Graduation Inflation is Harming Students
Last month, the Department of Education released data showing that, yet again, American high school graduation rates have increased. This sparked a wave of celebratory press coverage across the country. But US News issued a note of caution: “Graduation Rate Up, But Not Enough.” In it, education reform advocates lament that the graduation rate didn’t rise faster.
But perhaps the bad news is the fact that it’s still rising. There are several compelling reasons to fear that graduation inflation is harming at-risk students of color, even if they rarely feature in the public debate.
First, few who are paying close attention believe that rising graduation rates represent genuine academic progress. Test scores are stagnant or declining, so how are graduation rates up?
In some districts, the answer is outright fraud. In the District of Columbia, an audit revealed that half of students who missed half their senior year graduated anyway. Discounting students who graduated courtesy of explicit policy violations, the 2017 graduate rate would have dropped from 73 to 48 percent, exactly where it was before DC Public Schools became nationally famous for its meteoric (and fake) graduation rate increase.
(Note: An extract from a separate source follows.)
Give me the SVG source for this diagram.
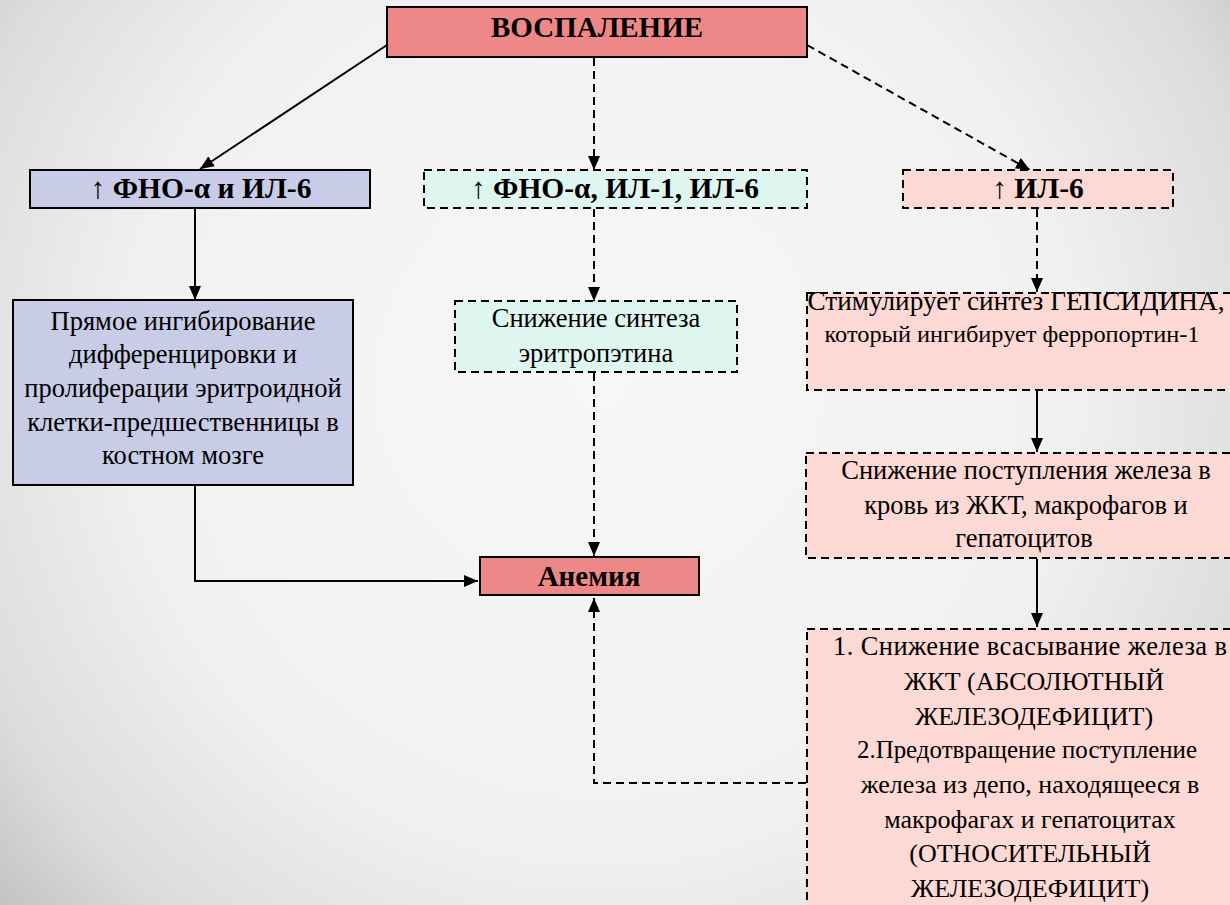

Credible allegations of similar fraud have emerged in major districts across the country.
Many other districts stopped short of outright fraud, opting to juice the graduation rate by expanding credit recovery programs with exceptionally low standards, allowing students to sit in front of a computer and effectively shotgun enough credits to be granted a diploma.
This fakery and inflation has significant, if unmeasurable, costs. Off record, teachers speak of its depressing effects on the classroom: students who try hard become demotivated when they see slackers receiving equal credit, and slackers put forth even less effort when they realize they don’t have to. Students lose respect for the school when they realize that whether they learn enough to graduate matters less than whether adults can take credit for their graduation.
Second, graduation inflation does significant harm to students who – despite all the standard-lowering – don’t graduate. Education advocates argue that students need a high school diploma to be employable in the 21stcentury. But this is a self-fulfilling policy driven by credentialism, not skill acquisition.
In a city where 50 percent of students graduate, employers would not automatically stigmatize half of its young adult workforce. But in a city where 90 percent of students graduate, employers would have good reason to suspect that there is something wrong with the 10 percent who don’t. Shut out of the labor market, those young adults will have few opportunities other than crime. Unless schools are actually equipping at-risk students with more skills, graduation inflation will streamline the “school-to-prison pipeline.”
Third, graduation inflation allows activists to pass off destructive policies as effective reforms. Putting students in front of screens all day may do nothing to boost academic achievement even as it makes them more depressed and anxious-- but graduation rates are up so it worked! Reducing suspensions may harm academic achievement and make classrooms more chaotic– but graduation rates are up so it worked! As American schools implemented the Common Core and test-based teacher evaluations, academic achievement for low-performing students saw an unprecedented drop– but graduation rates are up so it worked!
Graduation inflation is an excellent case study in what some call “structural oppression” or “institutional racism.” Self-interested politicians, privileged advocates, and lazy journalists all have their own status incentives to promote and cheerlead graduation inflation. They’re all, perhaps, largely unconscious of how their policies and rhetoric perpetuate racial inequity.
Meanwhile, the drive to increase the number of students who receive traditional high school diplomas crowds out a policy innovation that could actually help build professional skills among students who are not on a natural track to graduation: vocational tracking.
In The Once and Future Worker, my Manhattan Institute colleague Oren Cass notes that our K-12 education system is designed regressively, catering to high-achieving students while leaving so many others thoroughly unprepared for the real world. He proposes re-orienting high school so that after tenth grade students have a choice: continue full-time in a traditional setting, or spend a year receiving vocational instruction and then enter the workforce bolstered by a wage subsidy.
Tracking is anathema to most education reformers, but only because they are unconscious of their privilege. As Cass notes, elites would be in favor of tracking if public education’s default track was geared toward the median student, rather than the college-bound minority.
At least one state, Indiana, is moving toward a system that allows students to graduate by demonstrating employability skills through work-based learning.
This path forward would be a win-win for politicians and at-risk students. As the graduation rate increase slows, and the public becomes more aware that it doesn’t represent real progress, politicians will have to find a safer way to keep the rate rising. They could do so by expanding the definition of graduation and actually helping students build the skills necessary to participate in the workforce.
But in order for that to happen, policymakers must first learn to kick their annual habit of celebrating graduation rate increases and pressuring schools to make the rate rise even faster.